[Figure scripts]
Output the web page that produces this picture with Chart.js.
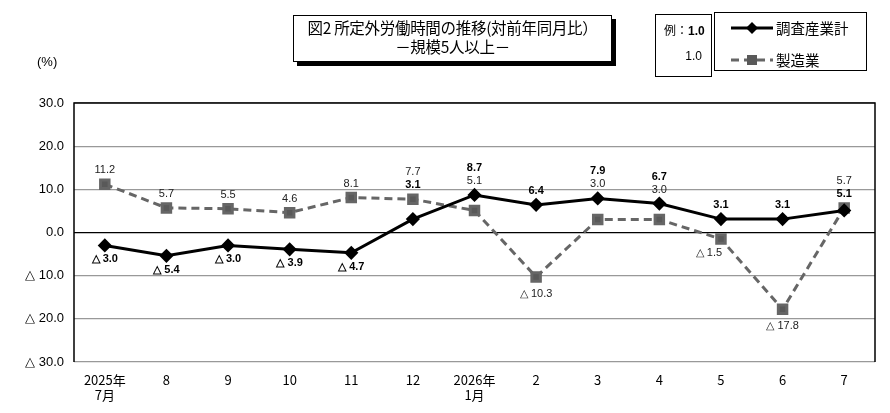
<!DOCTYPE html>
<html>
<head>
<meta charset="utf-8">
<script src="https://cdn.jsdelivr.net/npm/chart.js@4"></script>
<style>
  body { margin: 0; background: #fff; font-family: "Liberation Sans", "Noto Sans CJK JP", sans-serif; }
  #wrap { position: relative; width: 890px; height: 413px; }
  #titleBox {
    position: absolute; left: 293px; top: 15px; width: 317px; height: 43px;
    border: 1px solid #000; box-shadow: 4px 4px 0 #000; background: #fff;
    text-align: center; font-size: 15.5px; line-height: 19px; padding-top: 2px; box-sizing: content-box;
    font-family: "Noto Sans CJK JP", sans-serif; white-space: nowrap; letter-spacing: -0.3px;
  }
  #exBox {
    position: absolute; left: 655px; top: 14px; width: 55px; height: 61px;
    border: 1px solid #000; font-size: 12px;
  }
  #exBox .r1 { position: absolute; left: 8px; top: 6px; font-family: "Noto Sans CJK JP", sans-serif; }
  #exBox .r1 b { font-family: "Liberation Sans", sans-serif; }
  #exBox .r2 { position: absolute; right: 9px; top: 34px; }
  #legBox {
    position: absolute; left: 714px; top: 12px; width: 151px; height: 57px;
    border: 1px solid #000; font-size: 14.5px; font-family: "Noto Sans CJK JP", sans-serif;
  }
  #legBox svg { position: absolute; left: 16px; }
  #legBox span { position: absolute; left: 61px; }
  #unit { position: absolute; left: 37px; top: 54px; font-size: 13px; }
</style>
</head>
<body>
<div id="wrap">
  <canvas id="chart" width="890" height="413"></canvas>
  <div id="titleBox">図2 所定外労働時間の推移(対前年同月比）<br>－規模5人以上－</div>
  <div id="exBox"><div class="r1">例：<b>1.0</b></div><div class="r2">1.0</div></div>
  <div id="legBox">
    <svg style="top:8px" width="42" height="14"><line x1="0" y1="7" x2="42" y2="7" stroke="#000" stroke-width="3"/><polygon points="21,1 27,7 21,13 15,7" fill="#000"/></svg>
    <span style="top:4px">調査産業計</span>
    <svg style="top:40px" width="42" height="14"><line x1="0" y1="7" x2="42" y2="7" stroke="#666" stroke-width="3" stroke-dasharray="8,5"/><rect x="16" y="2" width="10" height="10" fill="#595959"/></svg>
    <span style="top:36px">製造業</span>
  </div>
  <div id="unit">(%)</div>
</div>
<script>
const months = [['2025年', '7月'], '8', '9', '10', '11', '12', ['2026年', '1月'], '2', '3', '4', '5', '6', '7'];
const totalValues = [-3.0, -5.4, -3.0, -3.9, -4.7, 3.1, 8.7, 6.4, 7.9, 6.7, 3.1, 3.1, 5.1];
const mfgValues = [11.2, 5.7, 5.5, 4.6, 8.1, 7.7, 5.1, -10.3, 3.0, 3.0, -1.5, -17.8, 5.7];
const yTicks = [30, 20, 10, 0, -10, -20, -30];

function fmt(v) {
    return v < 0 ? '△ ' + Math.abs(v).toFixed(1) : v.toFixed(1);
}

const frame = {
    id: 'frame',
    afterDatasetsDraw(chart) {
        const { ctx, chartArea: a } = chart;
        ctx.save();
        ctx.strokeStyle = '#000';
        ctx.lineWidth = 1.5;
        ctx.beginPath();
        ctx.moveTo(a.left, a.bottom);
        ctx.lineTo(a.left, a.top);
        ctx.lineTo(a.right, a.top);
        ctx.lineTo(a.right, a.bottom);
        ctx.stroke();
        ctx.restore();
    }
};

// numbers next to the points: positives stacked above, negatives under their own point
const valueLabels = {
    id: 'valueLabels',
    afterDatasetsDraw(chart) {
        const ctx = chart.ctx;
        const mTot = chart.getDatasetMeta(0);
        const mMfg = chart.getDatasetMeta(1);
        ctx.save();
        ctx.textAlign = 'center';
        ctx.textBaseline = 'middle';
        totalValues.forEach((tv, i) => {
            const items = [
                { v: tv, p: mTot.data[i], font: 'bold 11px "Liberation Sans", sans-serif', color: '#000' },
                { v: mfgValues[i], p: mMfg.data[i], font: '11px "Liberation Sans", sans-serif', color: '#222' }
            ];
            const pos = items.filter(o => o.v >= 0).sort((a, b) => b.v - a.v);
            if (pos.length) {
                const top = Math.min(...pos.map(o => o.p.y));
                pos.forEach((o, k) => {
                    ctx.font = o.font;
                    ctx.fillStyle = o.color;
                    ctx.fillText(fmt(o.v), o.p.x, top - 14 - (pos.length - 1 - k) * 13);
                });
            }
            items.filter(o => o.v < 0).forEach(o => {
                ctx.font = o.font;
                ctx.fillStyle = o.color;
                const shift = (o.v > -3 && o === items[1]) ? -12 : 0;
                ctx.fillText(fmt(o.v), o.p.x + shift, o.p.y + (o.v < -8 ? 17 : 14));
            });
        });
        ctx.restore();
    }
};

new Chart(document.getElementById('chart').getContext('2d'), {
    type: 'line',
    data: {
        labels: months,
        datasets: [{
            label: '調査産業計',
            data: totalValues,
            borderColor: '#000',
            backgroundColor: '#000',
            borderWidth: 3,
            pointStyle: 'rectRot',
            pointRadius: 5,
            tension: 0
        }, {
            label: '製造業',
            data: mfgValues,
            borderColor: '#666',
            backgroundColor: '#595959',
            borderWidth: 3,
            borderDash: [8, 5],
            pointStyle: 'rect',
            pointRadius: 6,
            tension: 0
        }]
    },
    options: {
        responsive: false,
        animation: false,
        layout: { padding: { top: 103, right: 15, left: 0, bottom: 0 } },
        plugins: { legend: { display: false }, tooltip: { enabled: false } },
        scales: {
            x: {
                offset: true,
                grid: { display: false, drawTicks: false },
                border: { display: false },
                ticks: {
                    color: '#000',
                    padding: 10,
                    maxRotation: 0,
                    autoSkip: false,
                    font: { family: '"Liberation Sans Narrow", "Noto Sans CJK JP", sans-serif', size: 13 }
                },
                afterFit(scale) { scale.height = 51; }
            },
            y: {
                min: -30,
                max: 30,
                afterBuildTicks(scale) { scale.ticks = yTicks.map(v => ({ value: v })); },
                grid: {
                    drawTicks: false,
                    lineWidth: 1.2,
                    color: c => (c.tick && c.tick.value === 0) ? '#000' : '#999'
                },
                border: { display: false },
                ticks: {
                    color: '#000',
                    padding: 10,
                    font: { family: '"Liberation Sans", sans-serif', size: 13 },
                    callback: v => fmt(v)
                },
                afterFit(scale) { scale.width = 74; }
            }
        }
    },
    plugins: [frame, valueLabels]
});
</script>
</body>
</html>
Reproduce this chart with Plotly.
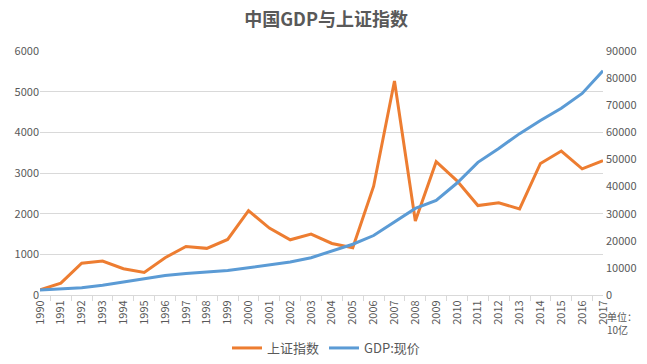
import plotly.graph_objects as go

years = [str(y) for y in range(1990, 2018)]
sse_index = [127, 292, 780, 833, 647, 555, 917, 1194, 1147, 1367, 2073, 1646, 1358, 1497,
             1267, 1161, 2675, 5262, 1821, 3277, 2808, 2199, 2269, 2116, 3235, 3539, 3104, 3307]
gdp = [1887, 2201, 2719, 3567, 4864, 6134, 7181, 7971, 8520, 9056, 10028, 11086, 12172, 13742,
       16184, 18732, 21944, 27023, 31952, 34908, 41303, 48930, 54037, 59524, 64397, 68905, 74359, 82712]
left_ticks = [0, 1000, 2000, 3000, 4000, 5000, 6000]
right_ticks = [0, 10000, 20000, 30000, 40000, 50000, 60000, 70000, 80000, 90000]

font_family = "Noto Sans CJK SC, Noto Sans, sans-serif"
grey = "#595959"

fig = go.Figure()
fig.add_trace(go.Scatter(x=years, y=sse_index, name="上证指数", mode="lines",
                         line=dict(color="#ED7D31", width=3), yaxis="y"))
fig.add_trace(go.Scatter(x=years, y=gdp, name="GDP:现价", mode="lines",
                         line=dict(color="#5B9BD5", width=3), yaxis="y2"))

fig.update_layout(
    width=631, height=348,
    margin=dict(l=32, r=36, t=43, b=61),
    paper_bgcolor="white", plot_bgcolor="white",
    font=dict(family=font_family, color=grey, size=11),
    title=dict(text="<b>中国GDP与上证指数</b>", x=0.504, xanchor="center", y=0.9655, yanchor="middle",
               font=dict(size=18, color=grey, family=font_family)),
    xaxis=dict(type="category", tickangle=-90, showgrid=False, showline=True, automargin=False,
               linecolor="#d9d9d9", linewidth=1, ticks="outside", tickson="boundaries",
               ticklen=5, tickcolor="#d9d9d9", tickfont=dict(size=11, color=grey)),
    yaxis=dict(range=[0, 6000], tickvals=left_ticks, showgrid=True, gridcolor="#d9d9d9",
               automargin=False, tickformat="d",
               zeroline=False, showline=False, tickfont=dict(size=11, color=grey)),
    yaxis2=dict(range=[0, 90000], tickvals=right_ticks, overlaying="y", side="right",
                automargin=False, tickformat="d", ticklabelstandoff=2,
                showgrid=False, zeroline=False, showline=False, tickfont=dict(size=11, color=grey)),
    legend=dict(orientation="h", xref="paper", x=0.508, xanchor="center",
                yref="container", y=0.023, yanchor="middle",
                font=dict(size=13, color=grey)),
    showlegend=True,
)
fig.add_annotation(text="单位：<br>10亿", xref="paper", yref="paper", x=1.003, y=-0.05,
                   xanchor="left", yanchor="top", showarrow=False, align="left",
                   font=dict(size=10, color=grey))

fig.write_html("out.html")
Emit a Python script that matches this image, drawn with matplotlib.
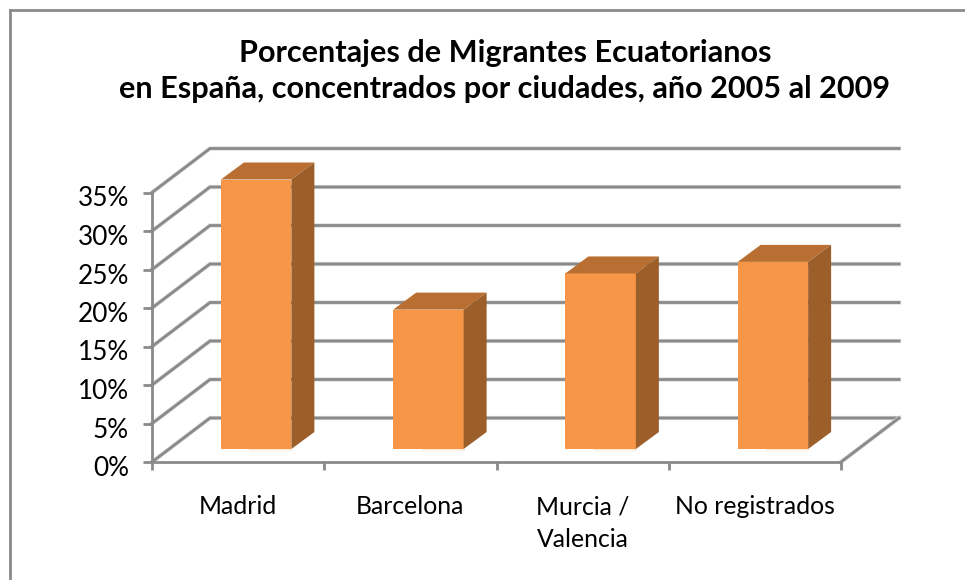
import matplotlib
matplotlib.use("Agg")
import matplotlib.pyplot as plt
import matplotlib.patheffects as pe
from matplotlib.patches import Polygon
from matplotlib.transforms import ScaledTranslation

plt.rcParams['font.family'] = ['Lato', 'DejaVu Sans']

ciudades = ["Madrid", "Barcelona", "Murcia /\nValencia", "No registrados"]
porcentajes = [35.0, 18.1, 22.8, 24.3]
ticks = [0, 5, 10, 15, 20, 25, 30, 35]
tick_labels = ["0%", "5%", "10%", "15%", "20%", "25%", "30%", "35%"]
titulo = "Porcentajes de Migrantes Ecuatorianos\nen España, concentrados por ciudades, año 2005 al 2009"

W, H = 965, 580
GRIS = "#8a8a8a"
LW = 2.0
halo = [pe.withStroke(linewidth=LW + 1.0, foreground="#d8d8d8")]

fig = plt.figure(figsize=(W / 100, H / 100), dpi=100)
# plot area in pixels: x 152-841, y 462-193
ax = fig.add_axes([152 / W, 1 - 462 / H, 689 / W, 269.5 / H])
ax.set_xlim(0, 4)
ax.set_ylim(0, 35)
ax.patch.set_visible(False)
for s in ["top", "right"]:
    ax.spines[s].set_visible(False)
for s in ["left", "bottom"]:
    ax.spines[s].set_color(GRIS)
    ax.spines[s].set_linewidth(LW)

# depth of the fake 3d box, in data units
prof_x = 58 / 172.25
prof_y = 44 / 7.7

# walls and floor
for v in ticks:
    ax.plot([0, prof_x, 4 + prof_x], [v, v + prof_y, v + prof_y], color=GRIS, lw=LW,
            clip_on=False, zorder=1, solid_joinstyle="miter", path_effects=halo)
ax.plot([4, 4 + prof_x], [0, prof_y], color=GRIS, lw=LW, clip_on=False, zorder=1, path_effects=halo)

# bars
ancho = 70.5 / 172.25
off_x = 18 / 172.25 + 0.5
off_y = 13 / 7.7
bar_dx = 23 / 172.25
bar_dy = 17 / 7.7
for i, v in enumerate(porcentajes):
    x0 = i + off_x - ancho / 2
    x1 = x0 + ancho
    y1 = v + off_y
    ax.bar(x0, v, width=ancho, bottom=off_y, align="edge", color="#f79646", zorder=3, clip_on=False)
    ax.add_patch(Polygon([(x0, y1), (x1, y1), (x1 + bar_dx, y1 + bar_dy), (x0 + bar_dx, y1 + bar_dy)],
                         closed=True, fc="#b96f32", ec="none", zorder=3, clip_on=False))
    ax.add_patch(Polygon([(x1, off_y), (x1, y1), (x1 + bar_dx, y1 + bar_dy), (x1 + bar_dx, off_y + bar_dy)],
                         closed=True, fc="#9c5f2a", ec="none", zorder=3, clip_on=False))
    # pale glint at the foot of the bar
    ax.plot([x0 + ancho * 0.42, x1], [off_y - 0.15, off_y - 0.15], color="#fdeee0", lw=1.6,
            zorder=2, clip_on=False)

ax.set_yticks(ticks)
ax.set_yticklabels(tick_labels)
ax.set_xticks([0, 1, 2, 3, 4])
ax.set_xticklabels([])
ax.set_xticks([0.5, 1.5, 2.5, 3.5], minor=True)
ax.set_xticklabels(ciudades, minor=True, linespacing=1.5)
ax.tick_params(axis="y", length=6.5, width=LW, color=GRIS, labelsize=18.8, pad=10, labelcolor="black")
ax.tick_params(axis="x", which="major", length=6, width=LW, color=GRIS)
ax.tick_params(axis="x", which="minor", length=0, labelsize=17.8, pad=24, labelcolor="black")
# labels sit a touch below their tick in the original
for lab in ax.get_yticklabels():
    lab.set_transform(lab.get_transform() + ScaledTranslation(0, -0.04, fig.dpi_scale_trans))

fig.text(505 / W, 1 - 71 / H, titulo, ha="center", va="center", fontsize=22.1, fontweight="bold",
         linespacing=1.34)

# chart border, only left and top show
fig.add_artist(plt.Line2D([10 / W, 10 / W], [0, 1 - 10 / H], color=GRIS, lw=LW))
fig.add_artist(plt.Line2D([10 / W, 1], [1 - 10 / H, 1 - 10 / H], color=GRIS, lw=LW))

fig.savefig("out.png", dpi=100)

◆ **Required work**: Give again, word for word, the part that opens with the line containing "Reproduce this chart with Plotly." and closes with the one containing "import plotly.graph_objects as go". Include both of those lines and skip all pictures.

◆ **Result for this exercise**:
Reproduce this chart with Plotly.
import plotly.graph_objects as go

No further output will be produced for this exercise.